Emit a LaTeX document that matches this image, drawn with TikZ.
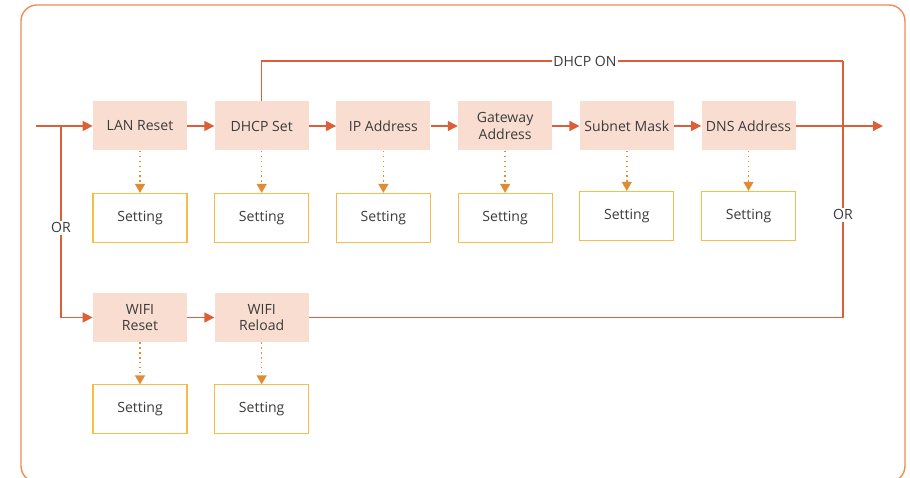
\documentclass[tikz,border=0pt]{standalone}
\usepackage{fontspec}
\setmainfont{Open Sans}
\usetikzlibrary{arrows.meta,positioning,calc}
\definecolor{fr}{RGB}{240,140,85}
\definecolor{ln}{RGB}{220,95,55}
\definecolor{pk}{RGB}{249,221,209}
\definecolor{dt}{RGB}{224,140,50}
\definecolor{sb}{RGB}{246,190,70}
\definecolor{tx}{RGB}{60,60,60}

\begin{document}
\begin{tikzpicture}[
    proc/.style={rectangle,fill=pk,minimum width=1.88cm,minimum height=0.98cm,align=center,font=\fontsize{8}{9.5}\selectfont,text=tx,inner sep=1pt},
    sett/.style={rectangle,draw=sb,line width=0.6pt,fill=white,minimum width=1.88cm,minimum height=0.98cm,font=\fontsize{8}{9.5}\selectfont,text=tx},
    arr/.style={-{Triangle[length=2mm,width=2mm]},draw=ln,line width=0.8pt},
    ln/.style={draw=ln,line width=0.8pt},
    dot/.style={-{Triangle[length=1.8mm,width=2mm]},draw=dt,dotted,line width=0.8pt},
    lbl/.style={fill=white,font=\fontsize{8}{9.5}\selectfont,text=tx,inner sep=1pt},
    node distance=0.55cm and 0.54cm,
]
\useasboundingbox (0,0) rectangle (18.2,9.56);
\draw[fr,line width=0.8pt,rounded corners=0.32cm] (0.42,-0.08) rectangle (18.1,9.46);

% top row
\node[proc] (lan) at (2.80,7.04) {LAN Reset};
\node[proc,right=of lan] (dhcp) {DHCP Set};
\node[proc,right=of dhcp] (ip) {IP Address};
\node[proc,right=of ip] (gw) {Gateway\\Address};
\node[proc,right=of gw] (mask) {Subnet Mask};
\node[proc,right=of mask] (dns) {DNS Address};

% bottom row
\node[proc] (wreset) at (2.80,3.21) {WIFI\\Reset};
\node[proc,right=of wreset] (wreload) {WIFI\\Reload};

% setting boxes
\foreach \n in {lan,dhcp,ip,gw,wreset,wreload}{
  \node[sett,below=0.84cm of \n] (s\n) {Setting};
  \draw[dot] (\n) -- (s\n);
}
\foreach \n in {mask,dns}{
  \node[sett,below=0.80cm of \n] (s\n) {Setting};
  \draw[dot] (\n) -- (s\n);
}

\coordinate (in) at (0.72,7.04);
\coordinate (br) at (1.22,7.04);
\coordinate (out) at (17.66,7.04);
\coordinate (ne) at (16.86,8.34);

\draw[arr] (in) -- (lan);
\draw[arr] (lan) -- (dhcp);
\draw[arr] (dhcp) -- (ip);
\draw[arr] (ip) -- (gw);
\draw[arr] (gw) -- (mask);
\draw[arr] (mask) -- (dns);
\draw[arr] (dns) -- (out);
\draw[arr] (br) |- node[pos=0.266,lbl]{OR} (wreset);
\draw[arr] (wreset) -- (wreload);

\draw[ln] (dhcp.north) |- node[pos=0.778,lbl]{DHCP ON} (ne);
\draw[ln] (ne) -- node[pos=0.6,lbl]{OR} (ne |- wreload) -- (wreload.east);
\end{tikzpicture}
\end{document}
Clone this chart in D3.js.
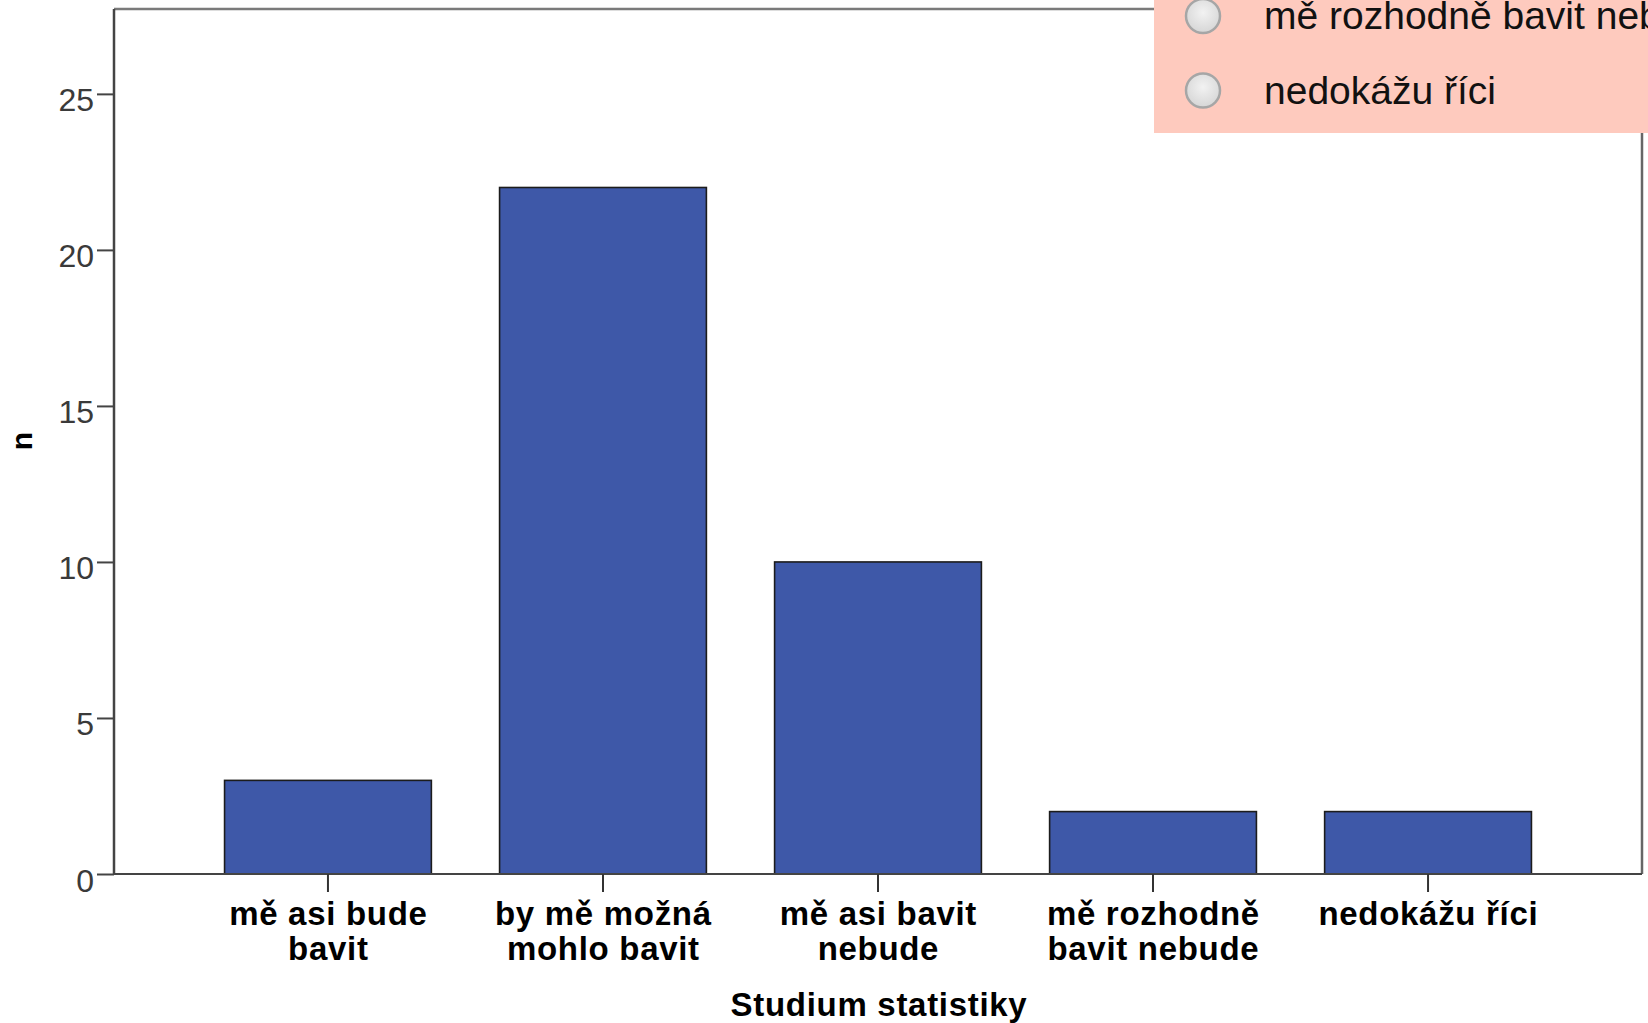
<!DOCTYPE html>
<html>
<head>
<meta charset="utf-8">
<script src="https://cdn.jsdelivr.net/npm/d3@7"></script>
<style>
  html, body { margin: 0; padding: 0; background: #fff; overflow: hidden; }
  svg { display: block; font-family: "Liberation Sans", Arial, Helvetica, sans-serif; }
</style>
</head>
<body>
<svg id="chart" width="1648" height="1023"></svg>
<script>
// ---- data ----
const categories = ["mě asi bude bavit", "by mě možná mohlo bavit", "mě asi bavit nebude", "mě rozhodně bavit nebude", "nedokážu říci"];
const labelLines = [["mě asi bude", "bavit"], ["by mě možná", "mohlo bavit"], ["mě asi bavit", "nebude"], ["mě rozhodně", "bavit nebude"], ["nedokážu říci"]];
const counts = [3, 22, 10, 2, 2];
const yTicks = [0, 5, 10, 15, 20, 25];
const legendItems = ["mě rozhodně bavit nebude", "nedokážu říci"];
const xTitle = "Studium statistiky";
const yTitle = "n";

// ---- layout ----
const svg = d3.select("#chart");
const pLeft = 114, pRight = 1642, pTop = 9, pBottom = 874;

const x = d3.scaleBand().domain(categories).range([pLeft, pRight])
  .paddingInner(0.248).paddingOuter(0.402);
const y = d3.scaleLinear().domain([0, 27.72]).range([pBottom, pTop]);

// bars
svg.append("g").selectAll("rect").data(categories).join("rect")
  .attr("x", d => x(d))
  .attr("y", (d, i) => y(counts[i]))
  .attr("width", x.bandwidth())
  .attr("height", (d, i) => y(0) - y(counts[i]))
  .attr("fill", "#3e58a8")
  .attr("stroke", "#1c1c1c")
  .attr("stroke-width", 1.6);

// frame: top and right
svg.append("line").attr("x1", pLeft).attr("x2", pRight).attr("y1", pTop).attr("y2", pTop)
  .attr("stroke", "#7a7a7a").attr("stroke-width", 2.5);
svg.append("line").attr("x1", pRight).attr("x2", pRight).attr("y1", pTop).attr("y2", pBottom)
  .attr("stroke", "#666").attr("stroke-width", 2.5);

// y axis
const yAxis = d3.axisLeft(y).tickValues(yTicks).tickSize(17).tickPadding(3).tickSizeOuter(0);
const gy = svg.append("g").attr("transform", `translate(${pLeft},0)`).call(yAxis);
gy.select(".domain").attr("stroke", "#444").attr("stroke-width", 2.5)
  .attr("d", `M0,${pTop}V${pBottom}`);
gy.selectAll(".tick line").attr("stroke", "#444").attr("stroke-width", 2);
gy.selectAll(".tick text")
  .attr("font-size", 32).attr("fill", "#3a3a3a").attr("dy", 17)
  .attr("font-family", "Liberation Sans, Arial, sans-serif");

// x axis
const xAxis = d3.axisBottom(x).tickSize(18).tickSizeOuter(0).tickFormat("");
const gx = svg.append("g").attr("transform", `translate(0,${pBottom})`).call(xAxis);
gx.select(".domain").attr("stroke", "#444").attr("stroke-width", 2.2)
  .attr("d", `M${pLeft},0H${pRight}`);
gx.selectAll(".tick line").attr("stroke", "#333").attr("stroke-width", 2);

// x labels (two lines)
const lab = svg.append("g").selectAll("text").data(categories).join("text")
  .attr("text-anchor", "middle")
  .attr("font-weight", "bold")
  .attr("font-size", 33)
  .attr("letter-spacing", "0.7px")
  .attr("fill", "#000");
lab.each(function(d, i) {
  const t = d3.select(this);
  labelLines[i].forEach((line, j) => {
    t.append("tspan")
      .attr("x", x(d) + x.bandwidth() / 2 + 0.4)
      .attr("y", 925 + j * 35)
      .text(line);
  });
});

// axis titles
svg.append("text")
  .attr("x", (pLeft + pRight) / 2 + 1).attr("y", 1016)
  .attr("text-anchor", "middle").attr("font-weight", "bold").attr("font-size", 33)
  .attr("letter-spacing", "0.7px").attr("fill", "#000")
  .text(xTitle);
svg.append("text")
  .attr("transform", "translate(32,441) rotate(-90)")
  .attr("text-anchor", "middle").attr("font-weight", "bold").attr("font-size", 30)
  .attr("fill", "#000")
  .text(yTitle);

// legend overlay (pink box with radio buttons)
const defs = svg.append("defs");
const grad = defs.append("radialGradient").attr("id", "radio").attr("cx", "50%").attr("cy", "40%").attr("r", "60%");
grad.append("stop").attr("offset", "0%").attr("stop-color", "#f2f2f2");
grad.append("stop").attr("offset", "100%").attr("stop-color", "#d6d6d6");

const lg = svg.append("g");
lg.append("rect").attr("x", 1154).attr("y", -5).attr("width", 520).attr("height", 138)
  .attr("fill", "#fecabe");
const legRows = lg.selectAll("g.row").data(legendItems).join("g").attr("class", "row")
  .attr("transform", (d, i) => `translate(0,${16 + i * 74.5})`);
legRows.append("circle").attr("cx", 1203).attr("cy", 0).attr("r", 17)
  .attr("fill", "url(#radio)").attr("stroke", "#a6a6a6").attr("stroke-width", 2.5);
legRows.append("text").attr("x", 1264).attr("y", 13)
  .attr("font-size", 39).attr("fill", "#111")
  .text(d => d);
</script>
</body>
</html>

____________

PROBLEM REQUIREMENTS: The lines from the start of the entries above through the one containing "(ne) at (16.86,8.34);" are to be retyped exactly, and no others. Pictures are left out.

TASK ANSWER:
Emit a LaTeX document that matches this image, drawn with TikZ.
\documentclass[tikz,border=0pt]{standalone}
\usepackage{fontspec}
\setmainfont{Open Sans}
\usetikzlibrary{arrows.meta,positioning,calc}
\definecolor{fr}{RGB}{240,140,85}
\definecolor{ln}{RGB}{220,95,55}
\definecolor{pk}{RGB}{249,221,209}
\definecolor{dt}{RGB}{224,140,50}
\definecolor{sb}{RGB}{246,190,70}
\definecolor{tx}{RGB}{60,60,60}

\begin{document}
\begin{tikzpicture}[
    proc/.style={rectangle,fill=pk,minimum width=1.88cm,minimum height=0.98cm,align=center,font=\fontsize{8}{9.5}\selectfont,text=tx,inner sep=1pt},
    sett/.style={rectangle,draw=sb,line width=0.6pt,fill=white,minimum width=1.88cm,minimum height=0.98cm,font=\fontsize{8}{9.5}\selectfont,text=tx},
    arr/.style={-{Triangle[length=2mm,width=2mm]},draw=ln,line width=0.8pt},
    ln/.style={draw=ln,line width=0.8pt},
    dot/.style={-{Triangle[length=1.8mm,width=2mm]},draw=dt,dotted,line width=0.8pt},
    lbl/.style={fill=white,font=\fontsize{8}{9.5}\selectfont,text=tx,inner sep=1pt},
    node distance=0.55cm and 0.54cm,
]
\useasboundingbox (0,0) rectangle (18.2,9.56);
\draw[fr,line width=0.8pt,rounded corners=0.32cm] (0.42,-0.08) rectangle (18.1,9.46);

% top row
\node[proc] (lan) at (2.80,7.04) {LAN Reset};
\node[proc,right=of lan] (dhcp) {DHCP Set};
\node[proc,right=of dhcp] (ip) {IP Address};
\node[proc,right=of ip] (gw) {Gateway\\Address};
\node[proc,right=of gw] (mask) {Subnet Mask};
\node[proc,right=of mask] (dns) {DNS Address};

% bottom row
\node[proc] (wreset) at (2.80,3.21) {WIFI\\Reset};
\node[proc,right=of wreset] (wreload) {WIFI\\Reload};

% setting boxes
\foreach \n in {lan,dhcp,ip,gw,wreset,wreload}{
  \node[sett,below=0.84cm of \n] (s\n) {Setting};
  \draw[dot] (\n) -- (s\n);
}
\foreach \n in {mask,dns}{
  \node[sett,below=0.80cm of \n] (s\n) {Setting};
  \draw[dot] (\n) -- (s\n);
}

\coordinate (in) at (0.72,7.04);
\coordinate (br) at (1.22,7.04);
\coordinate (out) at (17.66,7.04);
\coordinate (ne) at (16.86,8.34);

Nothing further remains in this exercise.